Applied Materials Sees $710M Hit From China Curbs. Here’s What You Should Know

KEY TAKEAWAYS

  • Applied Materials said it expects a $710 million hit to its revenue from new restrictions on its China exports, pressuring shares of the chip manufacturing equipment maker Friday.
  • The Commerce Department’s Bureau of Industry and Security issued a new rule on Sept. 29 raising the number of Chinese clients Applied Materials would need a license to export to, the company said.

Applied Materials (AMAT) said it expects a $710 million revenue hit from new restrictions on its China exports, pressuring shares of the chip manufacturing equipment maker Friday.

The Commerce Department’s Bureau of Industry and Security issued a rule on Sept. 29 that the Santa Clara, Calif.-based company said will “further restrict its ability to export certain products and provide certain parts and services to specific China-based customers without a license.”

Applied Materials said the new rules would reduce its fourth-quarter net revenue by $110 million, and fiscal 2026 revenue by around $600 million.

Why This Matters for Investors

Applied Materials, one of the world’s largest makers of chip manufacturing equipment, has seen its shares surge this year as the AI boom drives up demand for chips. But putting limits on its sales to China, which makes up more than a third of its revenue, could impact those share price gains and also affect revenues for rivals such as Lam Research and KLA.

Before the BIS Affiliates Rule earlier this week, U.S. companies would only need licenses when selling their products to certain companies on what’s known as the entity list. Now, American firms would need licenses even for companies that are 50% or more owned by the companies on the list, according to the BIS, a move that it said “closes a significant loophole.” 

China accounted for more than a third of Applied Materials’ total revenue in its fiscal third quarter ended in July, making the country its biggest source of sales.

Applied Materials shares are falling 3% in early trading Friday but are up almost 35% this year.

Analysts said its rivals are not likely to be hit as hard by the new rules. “The first question is whether other equipment companies are impacted – the answer, we think, is yes – but the magnitude we think varies fairly significantly,” UBS analysts wrote in a note Thursday.

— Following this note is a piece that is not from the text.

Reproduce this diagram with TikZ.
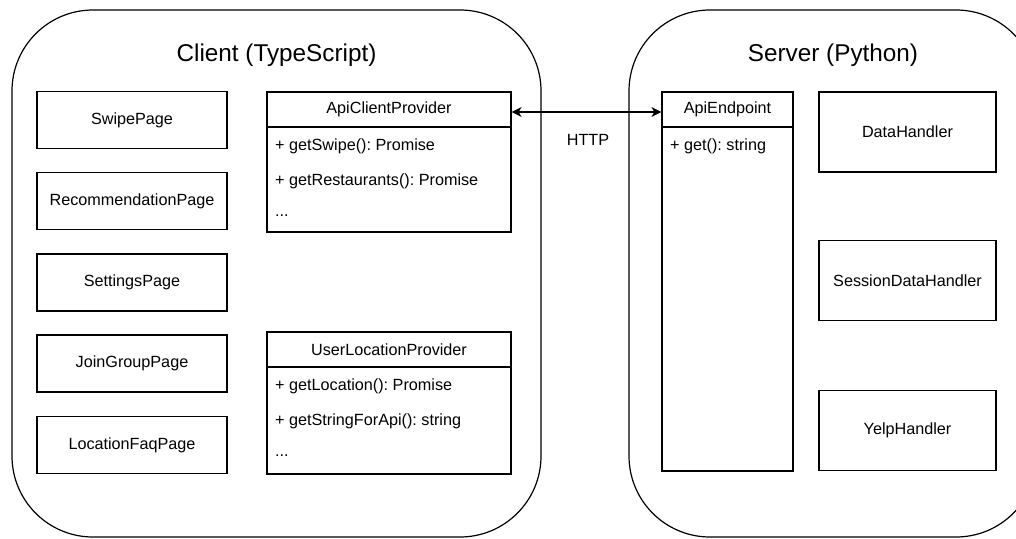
\documentclass[tikz,border=0pt]{standalone}
\usepackage{fontspec}
\setmainfont{Liberation Sans}
\usetikzlibrary{arrows.meta}

\newcommand{\bodyfont}{\fontsize{16.2}{19}\selectfont\frenchspacing}
\newcommand{\titlefont}{\fontsize{24.3}{28}\selectfont}

\begin{document}
\begin{tikzpicture}[x=1pt, y=-1pt,
    group/.style={draw, line width=1.2pt, rounded corners=81pt, inner sep=0pt},
    grouptitle/.style={font=\titlefont, inner sep=0pt},
    page/.style={draw, line width=1.2pt, font=\bodyfont, inner sep=0pt, minimum width=190, minimum height=57},
    handler/.style={draw, line width=1.2pt, font=\bodyfont, inner sep=0pt, minimum width=177, minimum height=80},
    header/.style={draw, line width=1.2pt, font=\bodyfont, inner sep=0pt, minimum height=35},
    classbody/.style={draw, line width=1.2pt, inner sep=0pt},
    member/.style={anchor=west, font=\bodyfont, inner sep=0pt},
    link/.style={{Stealth[length=10pt, width=10pt, inset=3pt]}-{Stealth[length=10pt, width=10pt, inset=3pt]}, line width=1.2pt},
]
    \useasboundingbox (0, 0) rectangle (1016, 538);
    \clip (0, 0) rectangle (1016, 538);

    % === CONTAINERS ===
    \node[group, minimum width=529, minimum height=527] (client) at (276.5, 273.5) {};
    \node[grouptitle] (clienttitle) at (276.5, 55) {Client (TypeScript)};
    \node[group, minimum width=408, minimum height=527] (server) at (833, 273.5) {};
    \node[grouptitle] (servertitle) at (833, 55) {Server (Python)};

    % === CLIENT PAGES ===
    \node[page] (swipe) at (132, 120) {SwipePage};
    \node[page] (recommendation) at (132, 201) {RecommendationPage};
    \node[page] (settings) at (132, 282.5) {SettingsPage};
    \node[page] (joingroup) at (132, 363.5) {JoinGroupPage};
    \node[page] (locationfaq) at (132, 445) {LocationFaqPage};

    % === CLIENT PROVIDERS ===
    \node[header, minimum width=244] (apiclient) at (389, 109.5) {ApiClientProvider};
    \node[classbody, minimum width=244, minimum height=105] (apiclientbody) at (389, 179.5) {};
    \node[member] (getswipe) at (275, 146) {+ getSwipe(): Promise};
    \node[member] (getrestaurants) at (275, 181) {+ getRestaurants(): Promise};
    \node[member] (apiclientmore) at (275, 216) {...};

    \node[header, minimum width=244] (userlocation) at (389, 349.5) {UserLocationProvider};
    \node[classbody, minimum width=244, minimum height=107] (userlocationbody) at (389, 420.5) {};
    \node[member] (getlocation) at (275, 386) {+ getLocation(): Promise};
    \node[member] (getstring) at (275, 421) {+ getStringForApi(): string};
    \node[member] (userlocationmore) at (275, 456) {...};

    % === SERVER ===
    \node[header, minimum width=131] (apiendpoint) at (727.5, 109.5) {ApiEndpoint};
    \node[classbody, minimum width=131, minimum height=344] (apiendpointbody) at (727.5, 299) {};
    \node[member] (getmethod) at (670, 146) {+ get(): string};

    \node[handler] (datahandler) at (907.5, 132) {DataHandler};
    \node[handler] (sessionhandler) at (907.5, 280.5) {SessionDataHandler};
    \node[handler] (yelphandler) at (907.5, 430.5) {YelpHandler};

    % === HTTP LINK ===
    \draw[link] ([yshift=-2.5]apiclient.east) -- ([yshift=-2.5]apiendpoint.west);
    \node[font=\bodyfont, inner sep=0pt] (http) at (588, 140) {HTTP};
\end{tikzpicture}
\end{document}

They said Lam Research (LRCX) could face a maximum annualized impact of $300 million from the new rule and KLA (KLAC) would be affected “even less.”  Lam Research shares are little changed in early trading while those of KLA are down 1%.

Shares of ASML (ASML), the biggest chip-gear maker, are little changed in early trading. The Dutch company’s extreme ultraviolet (EUV) lithography machines that help make advanced AI chips already couldn’t be exported to China due to Dutch government restrictions.

UPDATE—Oct. 3, 2025: This article has been updated with the latest share price information and a UBS comment on likely impact on other chip-gear makers.